*** Excerpted data

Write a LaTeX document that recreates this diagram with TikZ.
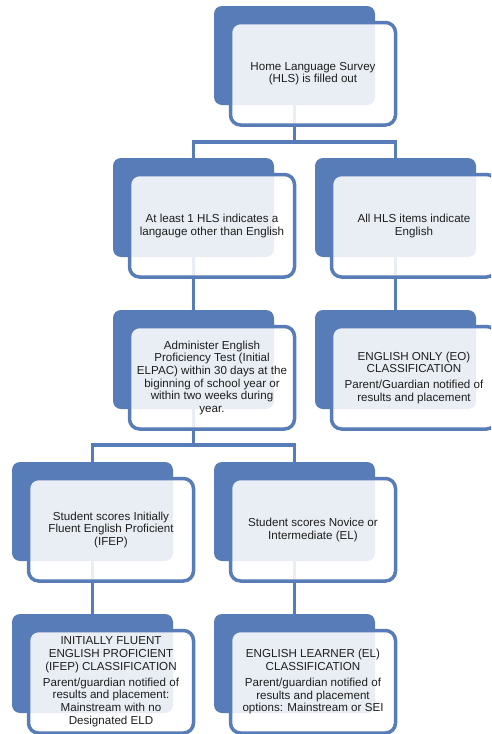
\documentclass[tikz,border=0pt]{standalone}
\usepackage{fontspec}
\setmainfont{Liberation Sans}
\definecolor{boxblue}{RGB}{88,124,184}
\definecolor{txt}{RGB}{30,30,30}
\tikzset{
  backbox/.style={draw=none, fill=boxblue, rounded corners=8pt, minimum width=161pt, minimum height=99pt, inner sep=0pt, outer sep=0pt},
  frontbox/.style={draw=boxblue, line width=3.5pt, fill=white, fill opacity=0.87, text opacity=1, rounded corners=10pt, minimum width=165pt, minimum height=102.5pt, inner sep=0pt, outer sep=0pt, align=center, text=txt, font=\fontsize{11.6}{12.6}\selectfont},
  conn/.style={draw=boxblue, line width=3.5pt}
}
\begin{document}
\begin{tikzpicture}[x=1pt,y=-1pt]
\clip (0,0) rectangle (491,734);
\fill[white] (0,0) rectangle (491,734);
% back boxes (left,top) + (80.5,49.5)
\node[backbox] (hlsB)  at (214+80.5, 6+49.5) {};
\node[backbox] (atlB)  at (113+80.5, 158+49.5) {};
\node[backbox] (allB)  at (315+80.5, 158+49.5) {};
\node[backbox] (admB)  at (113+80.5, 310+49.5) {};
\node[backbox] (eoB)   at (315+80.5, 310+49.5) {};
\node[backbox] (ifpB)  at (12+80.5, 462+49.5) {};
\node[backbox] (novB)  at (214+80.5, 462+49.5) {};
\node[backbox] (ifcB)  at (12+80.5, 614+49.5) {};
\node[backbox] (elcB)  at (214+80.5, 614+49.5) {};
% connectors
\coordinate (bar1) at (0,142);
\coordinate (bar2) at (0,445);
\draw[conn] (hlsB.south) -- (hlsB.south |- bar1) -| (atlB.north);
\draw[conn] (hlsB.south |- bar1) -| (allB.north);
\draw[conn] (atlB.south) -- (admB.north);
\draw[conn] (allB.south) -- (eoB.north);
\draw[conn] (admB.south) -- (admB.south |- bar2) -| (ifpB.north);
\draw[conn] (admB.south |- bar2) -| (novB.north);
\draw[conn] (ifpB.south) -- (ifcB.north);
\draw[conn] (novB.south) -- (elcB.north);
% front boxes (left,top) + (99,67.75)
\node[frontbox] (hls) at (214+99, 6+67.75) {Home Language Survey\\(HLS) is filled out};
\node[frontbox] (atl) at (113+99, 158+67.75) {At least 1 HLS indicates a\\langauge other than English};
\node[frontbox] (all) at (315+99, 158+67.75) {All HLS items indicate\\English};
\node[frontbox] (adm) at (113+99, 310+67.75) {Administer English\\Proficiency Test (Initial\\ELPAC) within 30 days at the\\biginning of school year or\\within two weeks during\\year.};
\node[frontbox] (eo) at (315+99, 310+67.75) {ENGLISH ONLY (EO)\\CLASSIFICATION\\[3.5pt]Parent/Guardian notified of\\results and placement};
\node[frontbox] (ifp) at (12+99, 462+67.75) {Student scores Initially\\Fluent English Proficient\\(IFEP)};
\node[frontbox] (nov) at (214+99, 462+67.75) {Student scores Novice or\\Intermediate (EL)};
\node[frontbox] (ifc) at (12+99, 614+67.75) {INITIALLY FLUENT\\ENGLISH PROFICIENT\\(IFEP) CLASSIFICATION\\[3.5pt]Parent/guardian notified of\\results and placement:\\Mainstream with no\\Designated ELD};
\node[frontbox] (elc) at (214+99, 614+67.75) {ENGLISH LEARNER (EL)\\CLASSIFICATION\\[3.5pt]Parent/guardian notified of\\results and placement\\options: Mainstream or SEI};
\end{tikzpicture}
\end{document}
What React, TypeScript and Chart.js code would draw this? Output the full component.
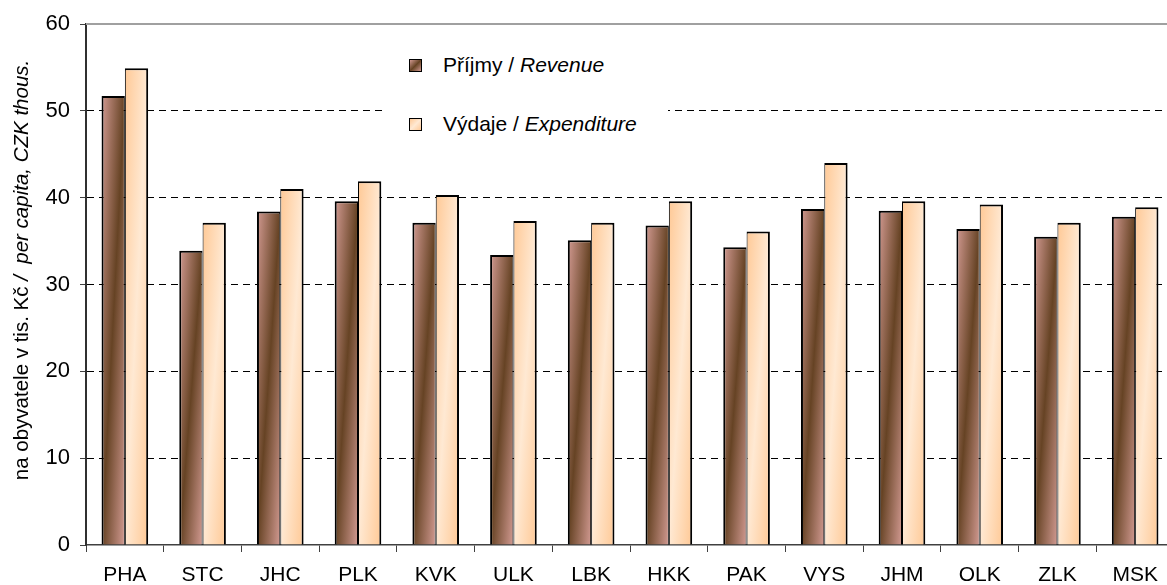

******

- _What is being asked_:
Drop the pictures and reproduce the rest of the entries above exactly.

- _Solution for this exercise_:
Write a LaTeX document that recreates this diagram with TikZ.
\documentclass[tikz,border=0pt]{standalone}
\usepackage{fontspec}
\setmainfont{Liberation Sans}
\definecolor{boxblue}{RGB}{88,124,184}
\definecolor{txt}{RGB}{30,30,30}
\tikzset{
  backbox/.style={draw=none, fill=boxblue, rounded corners=8pt, minimum width=161pt, minimum height=99pt, inner sep=0pt, outer sep=0pt},
  frontbox/.style={draw=boxblue, line width=3.5pt, fill=white, fill opacity=0.87, text opacity=1, rounded corners=10pt, minimum width=165pt, minimum height=102.5pt, inner sep=0pt, outer sep=0pt, align=center, text=txt, font=\fontsize{11.6}{12.6}\selectfont},
  conn/.style={draw=boxblue, line width=3.5pt}
}
\begin{document}
\begin{tikzpicture}[x=1pt,y=-1pt]
\clip (0,0) rectangle (491,734);
\fill[white] (0,0) rectangle (491,734);
% back boxes (left,top) + (80.5,49.5)
\node[backbox] (hlsB)  at (214+80.5, 6+49.5) {};
\node[backbox] (atlB)  at (113+80.5, 158+49.5) {};
\node[backbox] (allB)  at (315+80.5, 158+49.5) {};
\node[backbox] (admB)  at (113+80.5, 310+49.5) {};
\node[backbox] (eoB)   at (315+80.5, 310+49.5) {};
\node[backbox] (ifpB)  at (12+80.5, 462+49.5) {};
\node[backbox] (novB)  at (214+80.5, 462+49.5) {};
\node[backbox] (ifcB)  at (12+80.5, 614+49.5) {};
\node[backbox] (elcB)  at (214+80.5, 614+49.5) {};
% connectors
\coordinate (bar1) at (0,142);
\coordinate (bar2) at (0,445);
\draw[conn] (hlsB.south) -- (hlsB.south |- bar1) -| (atlB.north);
\draw[conn] (hlsB.south |- bar1) -| (allB.north);
\draw[conn] (atlB.south) -- (admB.north);
\draw[conn] (allB.south) -- (eoB.north);
\draw[conn] (admB.south) -- (admB.south |- bar2) -| (ifpB.north);
\draw[conn] (admB.south |- bar2) -| (novB.north);
\draw[conn] (ifpB.south) -- (ifcB.north);
\draw[conn] (novB.south) -- (elcB.north);
% front boxes (left,top) + (99,67.75)
\node[frontbox] (hls) at (214+99, 6+67.75) {Home Language Survey\\(HLS) is filled out};
\node[frontbox] (atl) at (113+99, 158+67.75) {At least 1 HLS indicates a\\langauge other than English};
\node[frontbox] (all) at (315+99, 158+67.75) {All HLS items indicate\\English};
\node[frontbox] (adm) at (113+99, 310+67.75) {Administer English\\Proficiency Test (Initial\\ELPAC) within 30 days at the\\biginning of school year or\\within two weeks during\\year.};
\node[frontbox] (eo) at (315+99, 310+67.75) {ENGLISH ONLY (EO)\\CLASSIFICATION\\[3.5pt]Parent/Guardian notified of\\results and placement};
\node[frontbox] (ifp) at (12+99, 462+67.75) {Student scores Initially\\Fluent English Proficient\\(IFEP)};
\node[frontbox] (nov) at (214+99, 462+67.75) {Student scores Novice or\\Intermediate (EL)};
\node[frontbox] (ifc) at (12+99, 614+67.75) {INITIALLY FLUENT\\ENGLISH PROFICIENT\\(IFEP) CLASSIFICATION\\[3.5pt]Parent/guardian notified of\\results and placement:\\Mainstream with no\\Designated ELD};
\node[frontbox] (elc) at (214+99, 614+67.75) {ENGLISH LEARNER (EL)\\CLASSIFICATION\\[3.5pt]Parent/guardian notified of\\results and placement\\options: Mainstream or SEI};
\end{tikzpicture}
\end{document}
What React, TypeScript and Chart.js code would draw this? Output the full component.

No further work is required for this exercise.